Brownlie v Four Seasons Group
Regulation in health and social care has seen significant change recently, culminating in the passing of the Children and Social Work Act 2017 in April of this year. Amongst other developments, the Act provides for the creation of an entirely new regulatory body (Social Work England), focused solely on the social work field.
Whilst there are a number of other political hot potatoes dominating the headlines, in the last few days before the general election we take a look at what, if anything, the parties say about their plans for the health and social care regulation sphere.
Having already successfully passed the Children and Social Work Act this year, the Tory manifesto suggests that they wish to go even further.
The Conservatives plan to reform what they describe as “the current outdated system of professional regulation of healthcare professions”. With no further detail given, the scope is large. Does this mean a complete overhaul? It could be as ground-breaking a change as the creation of a “super regulator” or as small as minor process improvement.
What is more concrete however, is the desire to focus on the field of cosmetic intervention. This may not be a surprise to many, given the outcome of the PIP scandal and the call for better regulation that followed. The Tories plan to ensure effective registration and regulation of those performing cosmetic interventions, and they are not the only ones. This is a popular policy, which can also be found below in their previous coalition partner’s manifesto.
As well as plans to extend the scope of the CQC in order to cover health-related services commissioned by local authorities, the Tories also plan to create an independent healthcare safety investigations body within the NHS. Again, no further detail is given as to what this new body may look like. However scope, membership and sanctions and enforcement power are all component parts which have the potential to overlap with existing regulatory functions and therefore possibly cause friction.
Lastly, reference is made to the National Data Guardian (NDG) for Health and Social Care. Working with the Department of Health, the NDG’s aim is to ensure that citizens’ confidential information is safeguarded securely and used properly. The Tory manifesto confirms its plans to put this body on a statutory footing, in order to improve the enforcement of its data security standards. Given the headlines over the years regarding data breaches electronically and otherwise, it is unsurprising that this is a feature of the Tories’ healthcare plans.

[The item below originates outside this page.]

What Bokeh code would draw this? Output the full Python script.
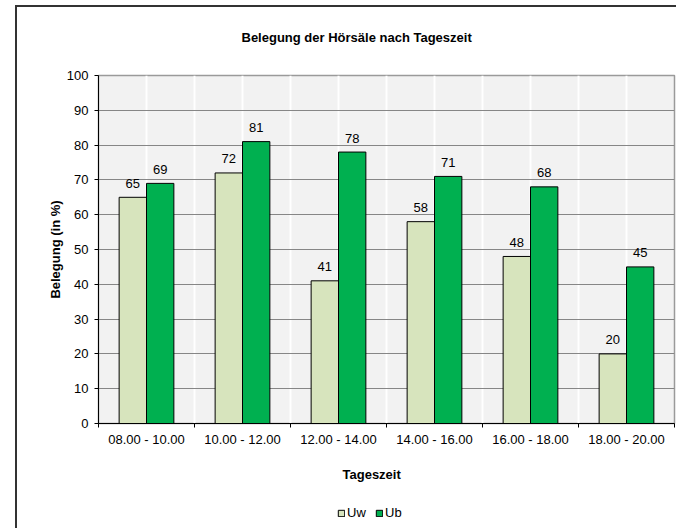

The Labour Party has less to say in this arena. However, they too see the benefits in the creation of a new regulatory body. It is suggested that this body, known as NHS Excellence, will regulate on quality, safety and excellence. Again, with no further detail given it remains to be seen whether the creation of a new body will mean the taking away of powers from existing ones.
On the topic of removal, the Party also confirms its wish to repeal the Health and Social Care Act. While their reasoning behind this decision is to halt the process of putting “profits before patients, and make the NHS the preferred provider”, repealing the entirety of the Act may also have consequences for healthcare regulation. Will the Labour Party keep the status quo on the regulation side and just continue to focus on its concerns with privatisation? The abolishment of the Act will give the Party the opportunity to set a new course – it will be interesting to see what course that may be should the result go in their favour on 8 June.
As mentioned above, the Lib Dems similarly pick up on the need to regulate cosmetic surgery, and state that they plan to implement the recommendations of the Keogh review. This review, which took place in 2013, focussed on regulation in the cosmetic interventions sector following the PIP implant scandal. Details of the recommendations can be found here, and include a register of all those performing cosmetic interventions and a registry of cosmetic devices in order to provide better monitoring of patient outcomes and device safety.
The Lib Dems also focus on the social care sector, and they plan to introduce a statutory code of conduct backed up by a care workers’ suitability register in order to ensure that those who work in the sector are suitably trained and qualified.
It remains to be seen who will win the election on Thursday. The Green Party and UKIP make no mention specifically of healthcare regulation in their manifestos, but that is not to say that they do not have their own views as to how the sector should be overseen. There are certainly plenty of ideas regarding reform of the healthcare system and budget more generally, which will necessarily impact in some way on the regulatory aspect. With the creation of one new regulatory body already this year, are we heading towards the fragmentation of health and social care regulation in distinct specialised branches? Or will we swing to the other end of the pendulum, with a smaller number of ‘super’ regulators? Only time will tell, but we may have a slightly clearer idea from 9 June.